┏━━

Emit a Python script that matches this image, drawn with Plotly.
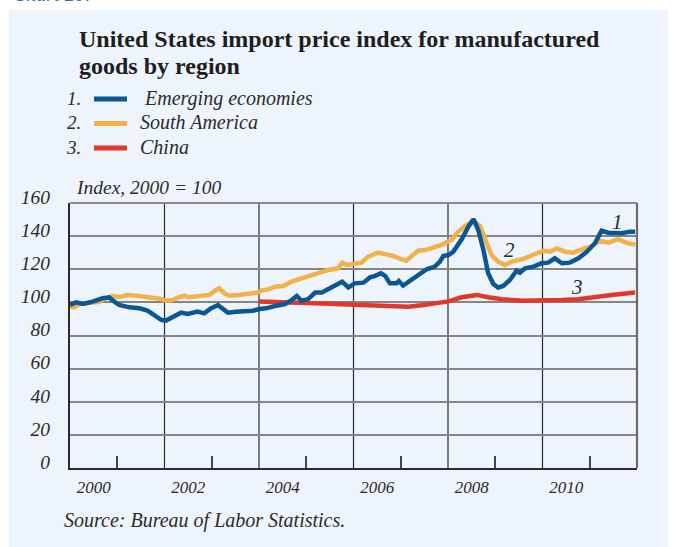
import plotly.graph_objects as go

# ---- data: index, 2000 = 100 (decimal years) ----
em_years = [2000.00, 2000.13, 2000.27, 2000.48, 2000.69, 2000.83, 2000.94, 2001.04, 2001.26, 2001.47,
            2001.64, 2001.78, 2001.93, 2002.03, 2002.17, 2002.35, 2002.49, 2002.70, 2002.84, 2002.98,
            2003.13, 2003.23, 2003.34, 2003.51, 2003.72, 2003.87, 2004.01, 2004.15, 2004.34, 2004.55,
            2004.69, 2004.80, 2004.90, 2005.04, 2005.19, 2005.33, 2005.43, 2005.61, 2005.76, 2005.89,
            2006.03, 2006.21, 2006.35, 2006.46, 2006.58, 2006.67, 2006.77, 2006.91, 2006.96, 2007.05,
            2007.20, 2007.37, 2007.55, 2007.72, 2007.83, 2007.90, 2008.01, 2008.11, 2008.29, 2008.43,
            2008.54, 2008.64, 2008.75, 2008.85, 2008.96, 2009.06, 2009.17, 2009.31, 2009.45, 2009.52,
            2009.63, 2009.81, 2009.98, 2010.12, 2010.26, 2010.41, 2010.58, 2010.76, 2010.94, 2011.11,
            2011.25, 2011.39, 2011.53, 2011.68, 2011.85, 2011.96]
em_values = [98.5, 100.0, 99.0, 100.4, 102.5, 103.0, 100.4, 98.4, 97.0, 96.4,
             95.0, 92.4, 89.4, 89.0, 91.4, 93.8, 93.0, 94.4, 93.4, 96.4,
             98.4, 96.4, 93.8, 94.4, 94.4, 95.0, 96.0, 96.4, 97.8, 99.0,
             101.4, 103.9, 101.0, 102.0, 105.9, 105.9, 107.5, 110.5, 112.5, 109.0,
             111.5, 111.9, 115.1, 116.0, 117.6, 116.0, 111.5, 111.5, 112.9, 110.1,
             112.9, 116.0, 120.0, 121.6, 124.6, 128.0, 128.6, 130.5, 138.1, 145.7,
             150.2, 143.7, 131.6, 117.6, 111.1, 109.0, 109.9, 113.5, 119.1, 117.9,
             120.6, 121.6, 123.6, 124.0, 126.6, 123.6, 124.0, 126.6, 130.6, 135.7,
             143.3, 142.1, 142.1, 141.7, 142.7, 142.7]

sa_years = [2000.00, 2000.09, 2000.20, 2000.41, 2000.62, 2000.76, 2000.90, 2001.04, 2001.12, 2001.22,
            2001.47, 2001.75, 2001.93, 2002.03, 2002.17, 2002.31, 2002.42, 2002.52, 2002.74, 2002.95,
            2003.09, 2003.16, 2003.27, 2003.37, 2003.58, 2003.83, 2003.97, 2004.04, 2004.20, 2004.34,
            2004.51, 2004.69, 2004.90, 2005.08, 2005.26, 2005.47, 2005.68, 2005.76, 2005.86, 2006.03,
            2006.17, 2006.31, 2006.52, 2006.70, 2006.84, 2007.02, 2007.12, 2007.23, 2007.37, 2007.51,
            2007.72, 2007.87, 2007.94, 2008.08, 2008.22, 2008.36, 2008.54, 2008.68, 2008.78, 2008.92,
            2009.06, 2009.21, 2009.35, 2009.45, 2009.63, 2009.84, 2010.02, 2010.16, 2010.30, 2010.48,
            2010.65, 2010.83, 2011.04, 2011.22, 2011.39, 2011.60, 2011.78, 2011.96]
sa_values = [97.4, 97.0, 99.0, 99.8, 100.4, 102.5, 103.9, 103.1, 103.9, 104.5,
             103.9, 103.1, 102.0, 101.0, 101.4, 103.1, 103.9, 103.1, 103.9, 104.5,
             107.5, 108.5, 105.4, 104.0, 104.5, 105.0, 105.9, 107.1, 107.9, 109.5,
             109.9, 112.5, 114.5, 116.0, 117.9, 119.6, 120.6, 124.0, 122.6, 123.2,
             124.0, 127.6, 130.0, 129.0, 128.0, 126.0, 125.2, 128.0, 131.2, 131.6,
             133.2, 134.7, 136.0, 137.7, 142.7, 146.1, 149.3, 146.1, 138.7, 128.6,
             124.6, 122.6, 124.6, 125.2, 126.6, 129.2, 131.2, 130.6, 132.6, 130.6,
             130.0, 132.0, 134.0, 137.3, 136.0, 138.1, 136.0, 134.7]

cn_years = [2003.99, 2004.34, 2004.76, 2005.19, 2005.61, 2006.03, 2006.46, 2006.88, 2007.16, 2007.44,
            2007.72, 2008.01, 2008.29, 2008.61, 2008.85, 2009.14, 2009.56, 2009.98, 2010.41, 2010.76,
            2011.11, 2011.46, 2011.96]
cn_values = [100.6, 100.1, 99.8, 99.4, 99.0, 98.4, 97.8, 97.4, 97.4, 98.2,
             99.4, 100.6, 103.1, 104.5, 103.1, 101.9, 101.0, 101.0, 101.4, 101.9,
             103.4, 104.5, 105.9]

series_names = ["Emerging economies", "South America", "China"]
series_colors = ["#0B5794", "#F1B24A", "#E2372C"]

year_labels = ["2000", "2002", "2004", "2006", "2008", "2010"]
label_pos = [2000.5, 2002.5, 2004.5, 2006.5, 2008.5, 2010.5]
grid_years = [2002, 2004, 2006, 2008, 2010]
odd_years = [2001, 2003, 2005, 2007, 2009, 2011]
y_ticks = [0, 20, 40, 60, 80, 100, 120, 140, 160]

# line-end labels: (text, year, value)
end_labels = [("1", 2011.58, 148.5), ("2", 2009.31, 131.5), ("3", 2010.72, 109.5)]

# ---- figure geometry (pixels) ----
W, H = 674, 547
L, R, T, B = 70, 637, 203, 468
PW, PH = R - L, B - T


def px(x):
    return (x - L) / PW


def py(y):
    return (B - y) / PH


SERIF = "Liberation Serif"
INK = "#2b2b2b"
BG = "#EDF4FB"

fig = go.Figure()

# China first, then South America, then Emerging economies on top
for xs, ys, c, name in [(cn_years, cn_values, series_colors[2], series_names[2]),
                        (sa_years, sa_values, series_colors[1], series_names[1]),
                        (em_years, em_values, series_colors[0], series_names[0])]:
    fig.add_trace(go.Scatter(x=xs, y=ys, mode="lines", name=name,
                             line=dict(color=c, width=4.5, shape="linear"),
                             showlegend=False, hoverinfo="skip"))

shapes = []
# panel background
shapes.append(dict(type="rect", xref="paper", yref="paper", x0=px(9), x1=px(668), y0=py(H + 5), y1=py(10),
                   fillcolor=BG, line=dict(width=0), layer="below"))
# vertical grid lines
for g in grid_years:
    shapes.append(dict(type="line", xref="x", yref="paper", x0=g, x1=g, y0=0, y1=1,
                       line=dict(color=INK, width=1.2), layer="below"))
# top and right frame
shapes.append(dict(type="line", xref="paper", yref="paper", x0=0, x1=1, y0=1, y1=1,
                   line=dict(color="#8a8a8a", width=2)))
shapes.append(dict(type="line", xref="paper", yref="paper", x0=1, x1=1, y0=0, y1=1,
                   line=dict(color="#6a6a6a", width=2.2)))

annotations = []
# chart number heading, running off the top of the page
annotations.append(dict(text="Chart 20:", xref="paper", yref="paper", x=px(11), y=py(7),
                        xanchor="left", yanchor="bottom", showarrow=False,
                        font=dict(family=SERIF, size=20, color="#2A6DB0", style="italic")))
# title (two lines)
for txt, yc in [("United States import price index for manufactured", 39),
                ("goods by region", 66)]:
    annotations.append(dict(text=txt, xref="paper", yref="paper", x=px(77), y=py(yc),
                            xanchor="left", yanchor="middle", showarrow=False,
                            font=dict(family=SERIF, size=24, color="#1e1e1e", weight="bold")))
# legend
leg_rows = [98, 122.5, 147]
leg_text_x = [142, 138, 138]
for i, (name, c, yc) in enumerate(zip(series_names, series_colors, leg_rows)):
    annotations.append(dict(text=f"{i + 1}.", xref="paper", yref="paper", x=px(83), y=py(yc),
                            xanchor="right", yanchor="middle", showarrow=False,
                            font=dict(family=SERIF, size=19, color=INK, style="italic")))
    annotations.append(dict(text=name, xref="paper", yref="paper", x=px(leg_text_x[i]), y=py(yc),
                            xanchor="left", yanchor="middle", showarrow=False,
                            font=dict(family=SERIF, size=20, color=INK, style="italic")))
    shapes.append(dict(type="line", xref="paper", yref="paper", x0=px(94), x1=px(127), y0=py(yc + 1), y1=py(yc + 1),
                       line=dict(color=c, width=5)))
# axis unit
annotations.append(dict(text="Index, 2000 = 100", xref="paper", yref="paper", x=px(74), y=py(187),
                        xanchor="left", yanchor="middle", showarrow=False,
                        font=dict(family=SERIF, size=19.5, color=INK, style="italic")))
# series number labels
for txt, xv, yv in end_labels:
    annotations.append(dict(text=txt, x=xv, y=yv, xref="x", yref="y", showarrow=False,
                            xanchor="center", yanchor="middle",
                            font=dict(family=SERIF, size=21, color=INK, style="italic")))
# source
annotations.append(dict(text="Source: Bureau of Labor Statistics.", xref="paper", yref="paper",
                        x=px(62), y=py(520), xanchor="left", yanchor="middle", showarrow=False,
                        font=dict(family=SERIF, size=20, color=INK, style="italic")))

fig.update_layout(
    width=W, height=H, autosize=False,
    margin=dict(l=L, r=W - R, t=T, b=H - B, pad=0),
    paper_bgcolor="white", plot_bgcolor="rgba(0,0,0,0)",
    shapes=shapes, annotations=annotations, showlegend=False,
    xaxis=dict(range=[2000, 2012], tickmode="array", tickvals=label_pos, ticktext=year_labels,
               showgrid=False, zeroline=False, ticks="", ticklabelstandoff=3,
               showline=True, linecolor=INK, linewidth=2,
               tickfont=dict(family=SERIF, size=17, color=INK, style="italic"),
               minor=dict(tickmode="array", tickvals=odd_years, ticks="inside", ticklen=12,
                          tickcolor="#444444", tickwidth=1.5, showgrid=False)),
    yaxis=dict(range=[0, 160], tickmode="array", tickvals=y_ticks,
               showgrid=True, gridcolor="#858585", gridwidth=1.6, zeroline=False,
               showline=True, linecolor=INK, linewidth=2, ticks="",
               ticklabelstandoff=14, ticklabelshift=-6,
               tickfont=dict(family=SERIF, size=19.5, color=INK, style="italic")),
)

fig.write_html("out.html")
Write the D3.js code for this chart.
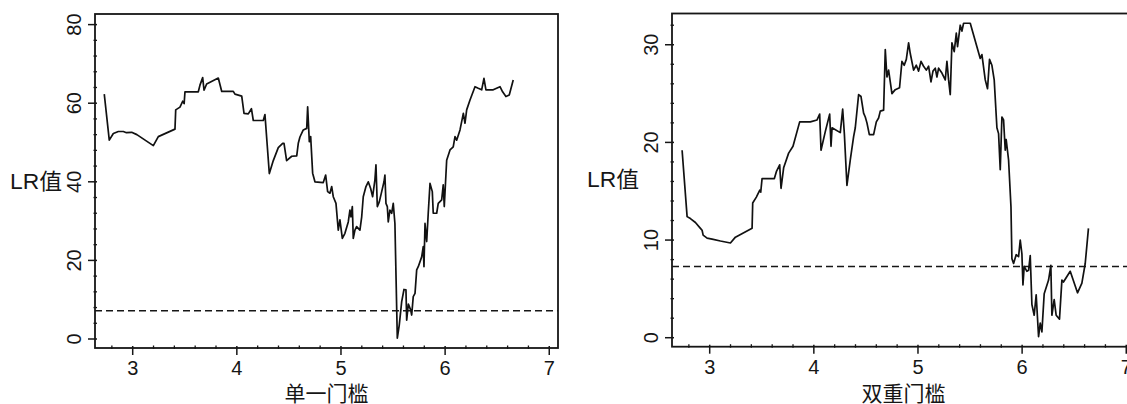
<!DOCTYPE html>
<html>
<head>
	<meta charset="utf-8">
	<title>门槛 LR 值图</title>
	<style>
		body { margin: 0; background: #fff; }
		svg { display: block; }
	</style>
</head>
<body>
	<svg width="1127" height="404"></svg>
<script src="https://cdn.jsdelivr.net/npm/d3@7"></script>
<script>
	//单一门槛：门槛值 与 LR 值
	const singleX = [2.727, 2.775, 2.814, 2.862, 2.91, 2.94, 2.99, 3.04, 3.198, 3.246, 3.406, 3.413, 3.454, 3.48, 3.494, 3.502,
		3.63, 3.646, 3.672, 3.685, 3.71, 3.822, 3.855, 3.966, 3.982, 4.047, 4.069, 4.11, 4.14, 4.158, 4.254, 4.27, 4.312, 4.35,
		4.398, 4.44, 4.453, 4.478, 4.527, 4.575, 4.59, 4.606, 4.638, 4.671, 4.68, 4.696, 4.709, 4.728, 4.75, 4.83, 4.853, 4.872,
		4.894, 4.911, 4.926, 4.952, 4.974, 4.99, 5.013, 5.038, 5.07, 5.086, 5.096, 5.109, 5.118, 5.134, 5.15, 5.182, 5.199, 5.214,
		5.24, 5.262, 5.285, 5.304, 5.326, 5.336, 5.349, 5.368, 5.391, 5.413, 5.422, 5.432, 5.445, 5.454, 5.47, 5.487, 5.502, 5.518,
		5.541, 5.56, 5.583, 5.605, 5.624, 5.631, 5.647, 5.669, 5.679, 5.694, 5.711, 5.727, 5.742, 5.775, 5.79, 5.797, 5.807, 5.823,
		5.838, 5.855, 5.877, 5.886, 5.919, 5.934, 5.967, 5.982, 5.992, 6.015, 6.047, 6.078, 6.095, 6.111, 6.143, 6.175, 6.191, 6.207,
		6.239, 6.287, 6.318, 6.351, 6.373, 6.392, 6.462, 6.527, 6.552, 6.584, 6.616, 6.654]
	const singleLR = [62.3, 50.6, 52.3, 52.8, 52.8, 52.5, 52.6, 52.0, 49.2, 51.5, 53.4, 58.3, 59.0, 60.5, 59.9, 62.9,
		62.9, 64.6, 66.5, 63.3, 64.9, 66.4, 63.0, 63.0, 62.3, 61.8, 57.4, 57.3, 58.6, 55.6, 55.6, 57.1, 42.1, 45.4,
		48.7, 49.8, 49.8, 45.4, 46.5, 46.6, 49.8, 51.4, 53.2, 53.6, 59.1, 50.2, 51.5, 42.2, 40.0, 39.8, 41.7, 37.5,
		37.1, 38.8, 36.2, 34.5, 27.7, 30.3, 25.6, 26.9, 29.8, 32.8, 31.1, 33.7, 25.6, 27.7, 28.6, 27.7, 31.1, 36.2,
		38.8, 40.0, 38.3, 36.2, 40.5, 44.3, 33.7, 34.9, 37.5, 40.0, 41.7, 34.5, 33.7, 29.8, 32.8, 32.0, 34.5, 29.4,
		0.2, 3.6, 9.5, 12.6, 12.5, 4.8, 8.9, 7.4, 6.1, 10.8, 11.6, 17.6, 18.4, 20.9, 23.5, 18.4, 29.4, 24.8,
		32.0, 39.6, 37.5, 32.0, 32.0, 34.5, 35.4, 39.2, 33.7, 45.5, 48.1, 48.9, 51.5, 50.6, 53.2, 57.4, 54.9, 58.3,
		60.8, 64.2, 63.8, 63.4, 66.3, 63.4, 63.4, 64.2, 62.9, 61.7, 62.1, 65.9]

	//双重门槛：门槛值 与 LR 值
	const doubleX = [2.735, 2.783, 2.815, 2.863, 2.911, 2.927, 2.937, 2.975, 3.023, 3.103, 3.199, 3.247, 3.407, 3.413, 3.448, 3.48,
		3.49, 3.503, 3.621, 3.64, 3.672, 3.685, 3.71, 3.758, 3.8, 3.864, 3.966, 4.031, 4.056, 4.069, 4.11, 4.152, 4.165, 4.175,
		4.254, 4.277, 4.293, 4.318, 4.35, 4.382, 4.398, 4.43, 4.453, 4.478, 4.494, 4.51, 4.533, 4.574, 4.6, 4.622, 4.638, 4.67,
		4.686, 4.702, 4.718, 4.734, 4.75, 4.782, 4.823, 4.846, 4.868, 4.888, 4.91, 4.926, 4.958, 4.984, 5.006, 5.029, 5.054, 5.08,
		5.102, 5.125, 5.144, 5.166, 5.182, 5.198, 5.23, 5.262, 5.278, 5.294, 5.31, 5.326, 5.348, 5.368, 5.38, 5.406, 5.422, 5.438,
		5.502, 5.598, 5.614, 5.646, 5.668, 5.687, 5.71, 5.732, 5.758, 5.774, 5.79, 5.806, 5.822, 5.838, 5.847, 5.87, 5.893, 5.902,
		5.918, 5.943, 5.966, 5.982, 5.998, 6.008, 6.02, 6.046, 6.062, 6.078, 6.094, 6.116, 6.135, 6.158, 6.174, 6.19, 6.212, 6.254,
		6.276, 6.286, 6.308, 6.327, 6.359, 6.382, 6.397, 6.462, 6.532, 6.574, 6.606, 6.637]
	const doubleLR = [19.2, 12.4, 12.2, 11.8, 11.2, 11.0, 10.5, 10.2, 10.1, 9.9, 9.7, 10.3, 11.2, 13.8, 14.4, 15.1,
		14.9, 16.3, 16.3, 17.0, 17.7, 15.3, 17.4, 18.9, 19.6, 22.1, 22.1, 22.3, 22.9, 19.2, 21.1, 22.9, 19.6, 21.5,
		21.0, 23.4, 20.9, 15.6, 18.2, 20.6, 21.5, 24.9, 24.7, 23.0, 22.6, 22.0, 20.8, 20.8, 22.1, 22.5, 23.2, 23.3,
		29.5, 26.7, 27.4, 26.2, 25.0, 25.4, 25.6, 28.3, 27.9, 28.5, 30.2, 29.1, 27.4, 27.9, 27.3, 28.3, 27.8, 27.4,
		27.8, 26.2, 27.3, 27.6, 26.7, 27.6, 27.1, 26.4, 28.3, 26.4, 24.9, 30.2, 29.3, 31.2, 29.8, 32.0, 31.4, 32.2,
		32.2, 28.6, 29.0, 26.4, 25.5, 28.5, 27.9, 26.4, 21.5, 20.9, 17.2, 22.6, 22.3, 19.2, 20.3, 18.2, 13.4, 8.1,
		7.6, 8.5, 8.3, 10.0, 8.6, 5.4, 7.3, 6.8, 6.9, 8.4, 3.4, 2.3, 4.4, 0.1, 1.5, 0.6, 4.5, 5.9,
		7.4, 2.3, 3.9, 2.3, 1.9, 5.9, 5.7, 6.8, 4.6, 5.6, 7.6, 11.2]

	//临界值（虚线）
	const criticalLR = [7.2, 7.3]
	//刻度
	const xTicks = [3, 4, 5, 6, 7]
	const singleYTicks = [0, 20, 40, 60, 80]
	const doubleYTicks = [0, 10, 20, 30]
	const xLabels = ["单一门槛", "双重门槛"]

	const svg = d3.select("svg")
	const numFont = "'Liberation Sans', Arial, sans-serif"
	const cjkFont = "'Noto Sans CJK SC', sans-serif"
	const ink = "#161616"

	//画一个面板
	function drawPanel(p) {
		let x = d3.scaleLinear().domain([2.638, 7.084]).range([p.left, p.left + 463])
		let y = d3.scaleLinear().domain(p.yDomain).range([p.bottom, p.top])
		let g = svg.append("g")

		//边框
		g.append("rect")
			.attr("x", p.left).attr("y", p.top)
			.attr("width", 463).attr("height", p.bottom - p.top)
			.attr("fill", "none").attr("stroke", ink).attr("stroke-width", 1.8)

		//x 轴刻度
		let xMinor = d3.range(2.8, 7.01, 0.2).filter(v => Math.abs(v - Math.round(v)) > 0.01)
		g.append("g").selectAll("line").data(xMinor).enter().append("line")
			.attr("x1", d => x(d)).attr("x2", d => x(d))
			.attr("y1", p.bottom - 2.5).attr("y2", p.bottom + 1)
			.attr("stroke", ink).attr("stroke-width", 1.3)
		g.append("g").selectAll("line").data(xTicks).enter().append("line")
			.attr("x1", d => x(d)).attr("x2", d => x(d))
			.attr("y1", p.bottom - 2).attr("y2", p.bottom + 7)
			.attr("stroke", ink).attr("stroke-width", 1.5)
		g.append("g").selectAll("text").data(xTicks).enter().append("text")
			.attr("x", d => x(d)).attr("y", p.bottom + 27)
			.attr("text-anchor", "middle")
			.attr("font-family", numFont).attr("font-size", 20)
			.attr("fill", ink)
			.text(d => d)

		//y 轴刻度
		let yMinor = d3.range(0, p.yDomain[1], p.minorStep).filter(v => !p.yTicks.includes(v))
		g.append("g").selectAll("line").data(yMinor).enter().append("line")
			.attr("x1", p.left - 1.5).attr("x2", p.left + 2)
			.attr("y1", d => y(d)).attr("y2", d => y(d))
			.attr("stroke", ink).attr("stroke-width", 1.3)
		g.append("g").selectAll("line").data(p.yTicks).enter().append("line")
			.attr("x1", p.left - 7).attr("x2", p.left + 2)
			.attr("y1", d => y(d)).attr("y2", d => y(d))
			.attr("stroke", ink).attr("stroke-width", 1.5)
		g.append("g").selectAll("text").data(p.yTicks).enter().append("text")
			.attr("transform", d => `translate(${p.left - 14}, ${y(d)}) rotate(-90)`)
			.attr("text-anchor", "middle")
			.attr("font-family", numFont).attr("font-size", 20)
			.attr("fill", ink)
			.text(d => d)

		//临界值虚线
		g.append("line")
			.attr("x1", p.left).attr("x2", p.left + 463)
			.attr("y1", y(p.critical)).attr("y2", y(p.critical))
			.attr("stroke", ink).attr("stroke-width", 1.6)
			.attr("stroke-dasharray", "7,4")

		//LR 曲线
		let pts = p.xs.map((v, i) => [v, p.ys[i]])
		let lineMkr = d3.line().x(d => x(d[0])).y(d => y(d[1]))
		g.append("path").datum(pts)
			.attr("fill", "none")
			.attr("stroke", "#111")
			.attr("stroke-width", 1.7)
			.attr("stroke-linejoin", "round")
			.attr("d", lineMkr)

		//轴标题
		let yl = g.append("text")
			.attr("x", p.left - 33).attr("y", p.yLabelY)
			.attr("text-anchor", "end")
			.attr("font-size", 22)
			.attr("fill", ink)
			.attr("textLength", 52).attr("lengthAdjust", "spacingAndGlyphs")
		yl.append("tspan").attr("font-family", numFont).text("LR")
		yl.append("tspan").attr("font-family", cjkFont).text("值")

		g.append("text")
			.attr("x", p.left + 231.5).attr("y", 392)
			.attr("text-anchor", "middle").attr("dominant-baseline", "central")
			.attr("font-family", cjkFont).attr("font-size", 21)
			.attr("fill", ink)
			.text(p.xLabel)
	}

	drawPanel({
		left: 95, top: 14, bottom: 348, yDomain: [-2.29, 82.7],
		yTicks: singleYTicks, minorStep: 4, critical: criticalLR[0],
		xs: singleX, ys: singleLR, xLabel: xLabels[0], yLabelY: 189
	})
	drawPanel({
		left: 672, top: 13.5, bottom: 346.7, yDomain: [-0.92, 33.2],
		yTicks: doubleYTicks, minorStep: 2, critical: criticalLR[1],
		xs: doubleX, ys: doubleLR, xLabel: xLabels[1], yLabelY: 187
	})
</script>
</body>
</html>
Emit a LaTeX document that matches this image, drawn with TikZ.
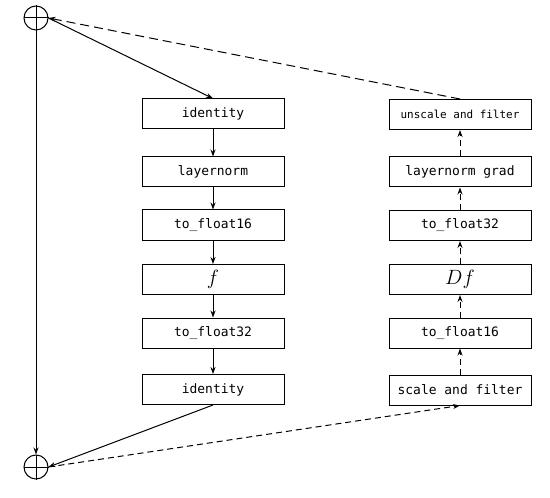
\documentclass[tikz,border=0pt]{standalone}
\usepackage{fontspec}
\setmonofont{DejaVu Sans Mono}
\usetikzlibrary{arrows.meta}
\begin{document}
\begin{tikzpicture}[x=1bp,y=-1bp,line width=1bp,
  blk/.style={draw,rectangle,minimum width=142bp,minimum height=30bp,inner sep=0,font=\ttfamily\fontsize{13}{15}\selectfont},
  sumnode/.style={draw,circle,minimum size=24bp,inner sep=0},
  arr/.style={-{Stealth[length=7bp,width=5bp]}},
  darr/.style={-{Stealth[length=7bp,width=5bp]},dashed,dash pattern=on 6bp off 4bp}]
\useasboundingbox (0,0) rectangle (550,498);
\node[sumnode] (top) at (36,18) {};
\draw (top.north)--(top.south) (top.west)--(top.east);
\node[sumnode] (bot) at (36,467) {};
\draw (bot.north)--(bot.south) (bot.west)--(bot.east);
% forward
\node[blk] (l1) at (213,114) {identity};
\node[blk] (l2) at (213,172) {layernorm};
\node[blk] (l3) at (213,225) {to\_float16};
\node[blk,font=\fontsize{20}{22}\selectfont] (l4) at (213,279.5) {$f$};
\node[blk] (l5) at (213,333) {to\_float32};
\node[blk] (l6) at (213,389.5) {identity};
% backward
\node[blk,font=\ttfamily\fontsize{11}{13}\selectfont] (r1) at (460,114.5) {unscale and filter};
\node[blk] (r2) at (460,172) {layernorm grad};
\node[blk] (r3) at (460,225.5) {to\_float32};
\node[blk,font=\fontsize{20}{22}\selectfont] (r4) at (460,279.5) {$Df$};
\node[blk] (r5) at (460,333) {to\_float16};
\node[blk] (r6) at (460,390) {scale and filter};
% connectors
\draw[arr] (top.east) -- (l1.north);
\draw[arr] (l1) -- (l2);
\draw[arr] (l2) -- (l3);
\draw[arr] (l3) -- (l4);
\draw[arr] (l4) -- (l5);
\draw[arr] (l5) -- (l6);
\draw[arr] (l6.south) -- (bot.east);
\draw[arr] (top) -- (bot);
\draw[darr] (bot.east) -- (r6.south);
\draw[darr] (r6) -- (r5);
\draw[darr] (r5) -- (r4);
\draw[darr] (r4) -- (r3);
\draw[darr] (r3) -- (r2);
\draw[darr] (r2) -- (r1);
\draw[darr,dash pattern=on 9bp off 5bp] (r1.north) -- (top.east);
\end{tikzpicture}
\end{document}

┗━━

» What is needed
Stop after the line containing "import plotly.graph_objects as go": copy the records exactly from the first line up to there, leaving pictures out.

» Right answer
Emit a Python script that matches this image, drawn with Plotly.
import plotly.graph_objects as go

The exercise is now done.